EUR/AUD RATE TECHNICAL ANALYSIS: DAILY CHART (July 2019 to July 2021) (CHART 1)
EUR/AUD rates have been trading in a slight ascending parallel channel since late-February, but price action has become increasingly bearish. Among the three EUR-crosses reviewed, EUR/AUD represents that most bullish scenario.
Although bullish momentum has waned, it remains bullish. EUR/AUD rates are still above their daily EMA envelope, which is in bullish sequential order. Daily MACD is trending sideways while holding above its signal line, while daily Slow Stochastics have pulled back from overbought territory without a corresponding correction in price action.
The market appears to be shaking off near-term overbought considerations, and instead may be gearing up for another rally towards the 23.6% Fibonacci retracement of the 2020 high/2021 low range at 1.6326.
EUR/CAD RATE TECHNICAL ANALYSIS: WEEKLY CHART (October 2008 to July 2021) (CHART 2)

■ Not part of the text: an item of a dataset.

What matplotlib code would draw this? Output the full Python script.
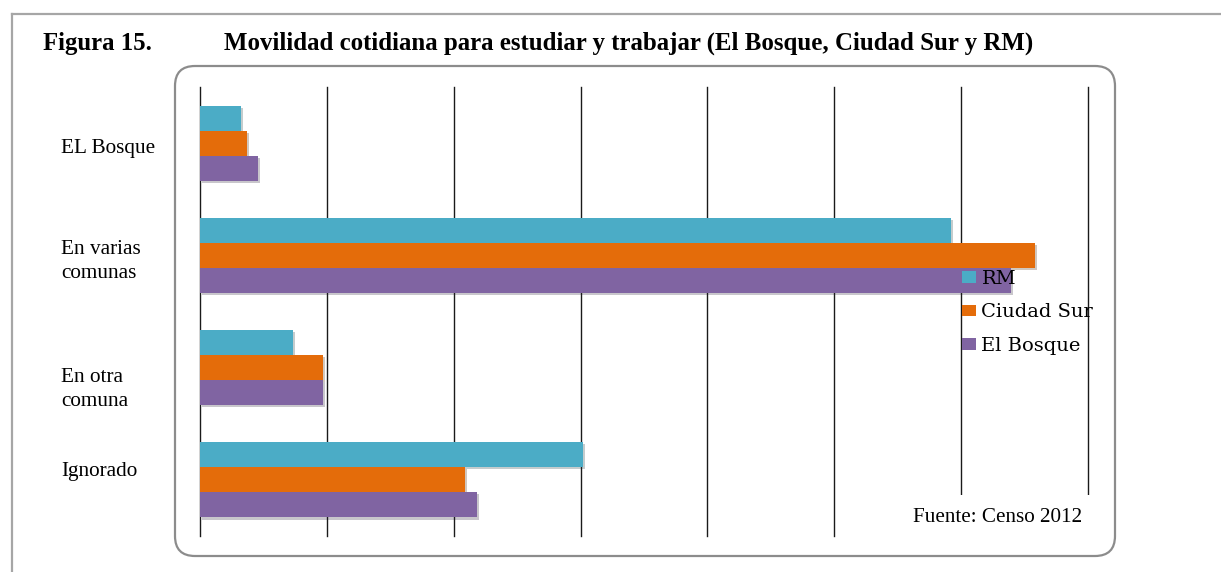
import matplotlib
matplotlib.use("Agg")
import numpy as np
from matplotlib import pyplot as plt
from matplotlib import patheffects
from matplotlib.patches import FancyBboxPatch, Patch
from matplotlib.lines import Line2D
from matplotlib.transforms import blended_transform_factory, offset_copy

# Movilidad cotidiana, % (Censo 2012)
categories = ["EL Bosque", "En varias\ncomunas", "En otra\ncomuna", "Ignorado"]
series_names = ["RM", "Ciudad Sur", "El Bosque"]
rm = [3.2, 59.2, 7.3, 30.2]
ciudad_sur = [3.7, 65.8, 9.7, 20.9]
el_bosque = [4.6, 63.9, 9.7, 21.8]
colors = ["#4BACC6", "#E46C0A", "#8064A2"]

W, H = 1221, 572
fig = plt.figure(figsize=(W / 100, H / 100), dpi=100)

# page frame (top and left edge of the document box)
fig.add_artist(Line2D([12 / W, 1], [1 - 14 / H, 1 - 14 / H], color="#a6a6a6", lw=1.6))
fig.add_artist(Line2D([12 / W, 12 / W], [0, 1 - 14 / H], color="#a6a6a6", lw=1.6))

# rounded chart area
box = FancyBboxPatch((1.75, 0.16), 9.40, 4.90, boxstyle="round,pad=0,rounding_size=0.2",
                     transform=fig.dpi_scale_trans, facecolor="white",
                     edgecolor="#8c8c8c", lw=1.6, zorder=0)
fig.add_artist(box)

fig.text(43 / W, 1 - 50 / H, "Figura 15.", family="Liberation Serif", weight="bold",
         size=17.8, va="baseline", ha="left")
fig.text(224 / W, 1 - 50 / H,
         "Movilidad cotidiana para estudiar y trabajar (El Bosque, Ciudad Sur y RM)",
         family="Liberation Serif", weight="bold", size=17.9, va="baseline", ha="left")

ax = fig.add_axes([200 / W, 36 / H, 888 / W, 449 / H])
ax.set_facecolor("none")

y = np.arange(len(categories))
h = 0.223
shadow = [patheffects.SimplePatchShadow(offset=(1.5, -1.5), alpha=0.25), patheffects.Normal()]
for k, vals in enumerate([rm, ciudad_sur, el_bosque]):
    bars = ax.barh(y + (k - 1) * h, vals, height=h, color=colors[k], zorder=3)
    for b in bars:
        b.set_path_effects(shadow)

ax.set_xlim(0, 70)
ax.set_ylim(3.5, -0.5)
ax.set_xticks(np.arange(0, 71, 10))
ax.grid(axis="x", color="#1a1a1a", lw=1.0, zorder=1)
for gl in ax.get_xgridlines():
    gl.set_clip_on(False)
ax.tick_params(length=0, labelbottom=False, labelleft=False)
for s in ax.spines.values():
    s.set_visible(False)

# category labels, left aligned as in the original
trans = blended_transform_factory(fig.transFigure, ax.transData)
label_shift = [-3.6, -4.6, -16, 6.2]
for i, lab in enumerate(categories):
    t = offset_copy(trans, fig=fig, y=label_shift[i], units="points")
    ax.text(61 / W, y[i], lab, transform=t, family="Liberation Serif", size=15.3,
            ha="left", va="center", linespacing=1.35)

handles = [Patch(facecolor=c, edgecolor="none") for c in colors]
fig.legend(handles, series_names, loc="upper left", bbox_to_anchor=(962 / W, 1 - 270 / H),
           frameon=False, prop={"family": "DejaVu Serif", "size": 14},
           handlelength=0.7, handleheight=0.55, handletextpad=0.3,
           labelspacing=0.79, borderpad=0, borderaxespad=0)

fig.text(913 / W, 1 - 517 / H, "Fuente: Censo 2012", family="Liberation Serif", size=15.2,
         ha="left", va="center",
         bbox=dict(facecolor="white", edgecolor="none", pad=9))

fig.savefig("out.png", dpi=100)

The sharp decline in the Canadian Dollar around eroding energy prices provoked a bullish breakout from the descending trendline from the December 2020, January 2021, and April 2021 swing highs. However, recent price action suggests that the rally from the early-July low may be imperiled.
EUR/CAD rates are slipping below their daily EMA envelope, which is in neither bearish nor bullish sequential order. Daily MACD has just issued a bearish crossover albeit still above its signal line, while daily Slow Stochastics are just shifted below their median line. A deeper setback towards the ascending trendline from the August 2012 and February 2020 lows, closer towards 1.46500, may soon develop.
EUR/NZD RATE TECHNICAL ANALYSIS: DAILY CHART (March 2019 to July 2021) (CHART 3)
Like EUR/AUD, EUR/NZD rates have been trading in a slight ascending parallel channel since late-February, but within the uptrend a symmetrical triangle has formed since the end of June. A neutral consolidation pattern, it’s possible for a break in either direction.
Momentum is steadily eroding. EUR/NZD rates are slipping below their daily EMA envelope, which is beginning to align in bearish sequential order. Daily MACD is trending lower while below its signal line, and daily Slow Stochastics are in the process of dropping below their median line.
The pair is currently holding near triangle support, and failure here would suggest a return back to parallel trend support closer to 1.6700.